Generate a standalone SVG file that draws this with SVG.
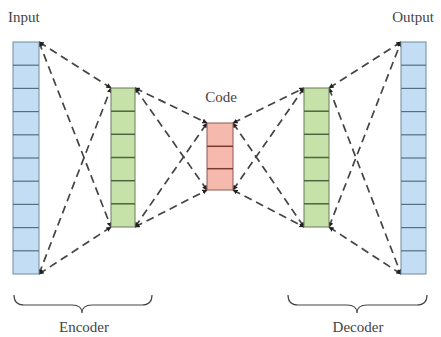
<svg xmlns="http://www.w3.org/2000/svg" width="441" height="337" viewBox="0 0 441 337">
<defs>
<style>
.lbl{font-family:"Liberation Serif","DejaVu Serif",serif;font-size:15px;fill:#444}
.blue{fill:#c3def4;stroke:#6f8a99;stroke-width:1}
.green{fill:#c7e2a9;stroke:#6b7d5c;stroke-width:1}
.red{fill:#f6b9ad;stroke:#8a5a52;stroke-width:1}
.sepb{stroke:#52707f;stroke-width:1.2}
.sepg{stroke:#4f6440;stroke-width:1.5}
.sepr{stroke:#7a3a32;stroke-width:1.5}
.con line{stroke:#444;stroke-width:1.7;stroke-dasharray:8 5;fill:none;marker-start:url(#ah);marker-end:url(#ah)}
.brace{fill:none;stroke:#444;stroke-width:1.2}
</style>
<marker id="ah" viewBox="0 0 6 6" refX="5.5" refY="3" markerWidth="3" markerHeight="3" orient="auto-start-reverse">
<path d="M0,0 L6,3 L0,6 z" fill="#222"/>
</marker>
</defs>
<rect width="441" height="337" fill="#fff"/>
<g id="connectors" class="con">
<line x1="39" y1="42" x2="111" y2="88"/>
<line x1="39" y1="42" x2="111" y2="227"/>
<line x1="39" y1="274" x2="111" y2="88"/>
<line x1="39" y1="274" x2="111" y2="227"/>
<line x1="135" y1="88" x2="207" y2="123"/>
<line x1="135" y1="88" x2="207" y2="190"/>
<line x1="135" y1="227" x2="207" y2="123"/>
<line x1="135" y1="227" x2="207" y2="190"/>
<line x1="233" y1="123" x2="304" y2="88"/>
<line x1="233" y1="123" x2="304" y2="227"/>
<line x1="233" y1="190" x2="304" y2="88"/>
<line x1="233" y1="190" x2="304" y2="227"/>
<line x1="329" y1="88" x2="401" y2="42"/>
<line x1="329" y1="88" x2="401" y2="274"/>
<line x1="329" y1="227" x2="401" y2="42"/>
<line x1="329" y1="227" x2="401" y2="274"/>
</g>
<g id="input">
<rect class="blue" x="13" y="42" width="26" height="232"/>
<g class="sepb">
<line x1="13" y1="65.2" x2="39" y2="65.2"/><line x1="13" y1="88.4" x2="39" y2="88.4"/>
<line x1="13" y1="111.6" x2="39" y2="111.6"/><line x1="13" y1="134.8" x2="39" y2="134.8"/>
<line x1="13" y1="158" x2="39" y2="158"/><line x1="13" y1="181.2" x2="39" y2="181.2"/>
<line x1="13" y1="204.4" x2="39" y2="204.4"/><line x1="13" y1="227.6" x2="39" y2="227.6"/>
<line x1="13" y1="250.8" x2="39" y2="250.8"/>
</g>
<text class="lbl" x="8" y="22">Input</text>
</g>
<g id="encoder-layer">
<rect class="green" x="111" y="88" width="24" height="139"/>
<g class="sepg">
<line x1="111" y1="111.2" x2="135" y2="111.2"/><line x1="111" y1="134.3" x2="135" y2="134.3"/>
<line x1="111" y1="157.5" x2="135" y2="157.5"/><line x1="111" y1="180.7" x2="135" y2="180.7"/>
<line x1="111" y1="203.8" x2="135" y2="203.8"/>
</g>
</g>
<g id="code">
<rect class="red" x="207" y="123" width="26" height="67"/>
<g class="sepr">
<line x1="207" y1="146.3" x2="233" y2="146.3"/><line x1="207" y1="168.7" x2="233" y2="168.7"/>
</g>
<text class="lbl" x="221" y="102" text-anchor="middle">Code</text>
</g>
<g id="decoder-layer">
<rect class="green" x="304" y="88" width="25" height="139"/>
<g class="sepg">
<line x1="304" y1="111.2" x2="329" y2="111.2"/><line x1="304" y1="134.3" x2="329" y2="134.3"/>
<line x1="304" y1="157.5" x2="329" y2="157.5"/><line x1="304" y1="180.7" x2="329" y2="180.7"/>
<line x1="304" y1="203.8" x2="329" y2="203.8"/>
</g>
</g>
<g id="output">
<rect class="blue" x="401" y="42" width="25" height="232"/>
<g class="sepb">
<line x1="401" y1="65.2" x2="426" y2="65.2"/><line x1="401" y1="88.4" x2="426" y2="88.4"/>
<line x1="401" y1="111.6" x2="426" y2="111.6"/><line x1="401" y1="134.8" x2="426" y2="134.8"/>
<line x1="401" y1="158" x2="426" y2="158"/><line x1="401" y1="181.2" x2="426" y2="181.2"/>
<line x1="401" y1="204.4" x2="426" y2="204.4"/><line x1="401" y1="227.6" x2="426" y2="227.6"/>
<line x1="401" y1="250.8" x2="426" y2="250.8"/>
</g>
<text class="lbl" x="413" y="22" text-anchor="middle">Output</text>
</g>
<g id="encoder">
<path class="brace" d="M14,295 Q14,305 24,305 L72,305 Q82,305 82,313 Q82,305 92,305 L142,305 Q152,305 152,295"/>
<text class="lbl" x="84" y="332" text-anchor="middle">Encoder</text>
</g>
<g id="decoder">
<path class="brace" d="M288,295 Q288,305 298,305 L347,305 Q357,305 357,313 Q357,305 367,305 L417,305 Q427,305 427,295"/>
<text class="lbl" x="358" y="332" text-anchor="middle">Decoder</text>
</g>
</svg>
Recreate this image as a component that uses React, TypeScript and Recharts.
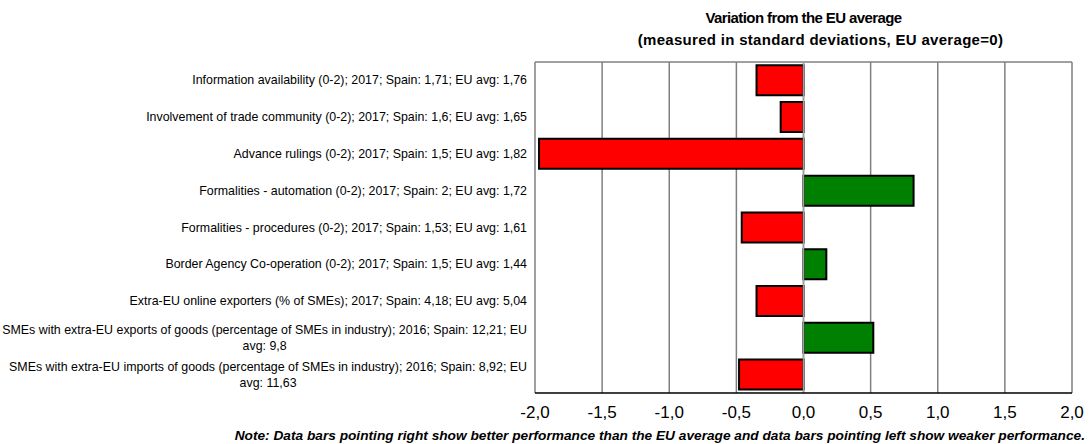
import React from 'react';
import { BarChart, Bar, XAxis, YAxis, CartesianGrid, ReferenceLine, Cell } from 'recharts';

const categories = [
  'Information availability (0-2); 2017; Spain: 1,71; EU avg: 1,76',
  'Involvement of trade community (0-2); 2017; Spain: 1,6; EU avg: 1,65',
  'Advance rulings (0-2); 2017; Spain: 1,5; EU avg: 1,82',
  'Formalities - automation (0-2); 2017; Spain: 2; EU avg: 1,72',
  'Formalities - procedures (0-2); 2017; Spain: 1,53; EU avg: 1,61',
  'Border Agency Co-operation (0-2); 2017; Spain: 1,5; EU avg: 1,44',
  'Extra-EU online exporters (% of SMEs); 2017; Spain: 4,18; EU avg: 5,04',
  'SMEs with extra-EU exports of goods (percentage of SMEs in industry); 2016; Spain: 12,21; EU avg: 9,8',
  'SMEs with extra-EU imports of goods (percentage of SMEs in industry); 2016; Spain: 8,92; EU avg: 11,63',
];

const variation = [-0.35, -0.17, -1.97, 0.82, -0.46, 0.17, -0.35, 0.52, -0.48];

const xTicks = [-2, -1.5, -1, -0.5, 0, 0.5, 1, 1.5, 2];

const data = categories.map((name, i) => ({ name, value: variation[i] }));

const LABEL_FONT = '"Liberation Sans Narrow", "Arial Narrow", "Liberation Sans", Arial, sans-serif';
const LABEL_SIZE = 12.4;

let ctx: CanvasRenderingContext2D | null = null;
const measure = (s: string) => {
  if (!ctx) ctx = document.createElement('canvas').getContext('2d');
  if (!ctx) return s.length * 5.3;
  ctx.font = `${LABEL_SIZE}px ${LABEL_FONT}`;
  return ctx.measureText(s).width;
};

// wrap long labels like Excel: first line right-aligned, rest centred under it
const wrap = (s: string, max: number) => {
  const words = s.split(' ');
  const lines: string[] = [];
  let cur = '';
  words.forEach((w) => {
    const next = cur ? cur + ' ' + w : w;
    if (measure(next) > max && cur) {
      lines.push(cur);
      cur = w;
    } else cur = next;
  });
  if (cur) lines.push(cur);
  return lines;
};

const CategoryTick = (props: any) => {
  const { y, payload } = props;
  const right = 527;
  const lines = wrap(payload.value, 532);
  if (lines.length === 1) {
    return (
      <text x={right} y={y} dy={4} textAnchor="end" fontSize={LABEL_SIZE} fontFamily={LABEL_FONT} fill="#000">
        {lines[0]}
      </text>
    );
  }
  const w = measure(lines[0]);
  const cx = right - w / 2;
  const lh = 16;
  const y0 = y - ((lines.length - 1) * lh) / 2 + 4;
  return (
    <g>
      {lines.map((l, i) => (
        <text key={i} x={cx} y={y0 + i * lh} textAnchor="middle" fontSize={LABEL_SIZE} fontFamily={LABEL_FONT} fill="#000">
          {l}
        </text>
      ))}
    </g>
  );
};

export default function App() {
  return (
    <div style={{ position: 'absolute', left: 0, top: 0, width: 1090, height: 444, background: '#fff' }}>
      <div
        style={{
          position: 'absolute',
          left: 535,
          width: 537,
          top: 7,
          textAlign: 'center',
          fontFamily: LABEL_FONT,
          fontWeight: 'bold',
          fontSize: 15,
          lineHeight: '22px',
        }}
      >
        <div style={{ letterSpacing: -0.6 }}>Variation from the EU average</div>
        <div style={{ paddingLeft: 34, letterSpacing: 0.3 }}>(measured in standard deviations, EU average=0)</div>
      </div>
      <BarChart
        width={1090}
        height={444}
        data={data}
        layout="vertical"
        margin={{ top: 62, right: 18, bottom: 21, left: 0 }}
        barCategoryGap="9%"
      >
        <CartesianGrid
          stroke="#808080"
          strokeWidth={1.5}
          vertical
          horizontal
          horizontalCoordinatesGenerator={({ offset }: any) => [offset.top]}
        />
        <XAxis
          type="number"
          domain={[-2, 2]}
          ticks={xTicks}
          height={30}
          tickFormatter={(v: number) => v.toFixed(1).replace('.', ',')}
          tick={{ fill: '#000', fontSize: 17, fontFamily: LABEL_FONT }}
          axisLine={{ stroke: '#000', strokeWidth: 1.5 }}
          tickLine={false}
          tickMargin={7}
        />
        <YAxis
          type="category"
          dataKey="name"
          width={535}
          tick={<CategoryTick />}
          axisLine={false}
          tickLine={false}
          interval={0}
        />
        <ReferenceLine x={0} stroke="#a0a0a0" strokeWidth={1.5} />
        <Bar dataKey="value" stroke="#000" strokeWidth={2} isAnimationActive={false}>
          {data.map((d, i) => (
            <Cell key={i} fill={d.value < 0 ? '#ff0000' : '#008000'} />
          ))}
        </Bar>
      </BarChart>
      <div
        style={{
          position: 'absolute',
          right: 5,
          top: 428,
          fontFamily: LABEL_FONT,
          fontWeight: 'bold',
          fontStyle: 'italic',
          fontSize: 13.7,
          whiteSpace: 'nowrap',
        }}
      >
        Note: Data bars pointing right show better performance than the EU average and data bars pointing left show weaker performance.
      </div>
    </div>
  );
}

◆ ◆ ◆ ◆ ◆

AIM:
From the line that has "Recreate this image" through the line that has "const LABEL_SIZE = 12.4;", reproduce each line exactly as it stands and nothing else; do not include any pictures.

SOLUTION FOR THIS PROBLEM:
Recreate this image as a component that uses React, TypeScript and Recharts.
import React from 'react';
import { BarChart, Bar, XAxis, YAxis, CartesianGrid, ReferenceLine, Cell } from 'recharts';

const categories = [
  'Information availability (0-2); 2017; Spain: 1,71; EU avg: 1,76',
  'Involvement of trade community (0-2); 2017; Spain: 1,6; EU avg: 1,65',
  'Advance rulings (0-2); 2017; Spain: 1,5; EU avg: 1,82',
  'Formalities - automation (0-2); 2017; Spain: 2; EU avg: 1,72',
  'Formalities - procedures (0-2); 2017; Spain: 1,53; EU avg: 1,61',
  'Border Agency Co-operation (0-2); 2017; Spain: 1,5; EU avg: 1,44',
  'Extra-EU online exporters (% of SMEs); 2017; Spain: 4,18; EU avg: 5,04',
  'SMEs with extra-EU exports of goods (percentage of SMEs in industry); 2016; Spain: 12,21; EU avg: 9,8',
  'SMEs with extra-EU imports of goods (percentage of SMEs in industry); 2016; Spain: 8,92; EU avg: 11,63',
];

const variation = [-0.35, -0.17, -1.97, 0.82, -0.46, 0.17, -0.35, 0.52, -0.48];

const xTicks = [-2, -1.5, -1, -0.5, 0, 0.5, 1, 1.5, 2];

const data = categories.map((name, i) => ({ name, value: variation[i] }));

const LABEL_FONT = '"Liberation Sans Narrow", "Arial Narrow", "Liberation Sans", Arial, sans-serif';
const LABEL_SIZE = 12.4;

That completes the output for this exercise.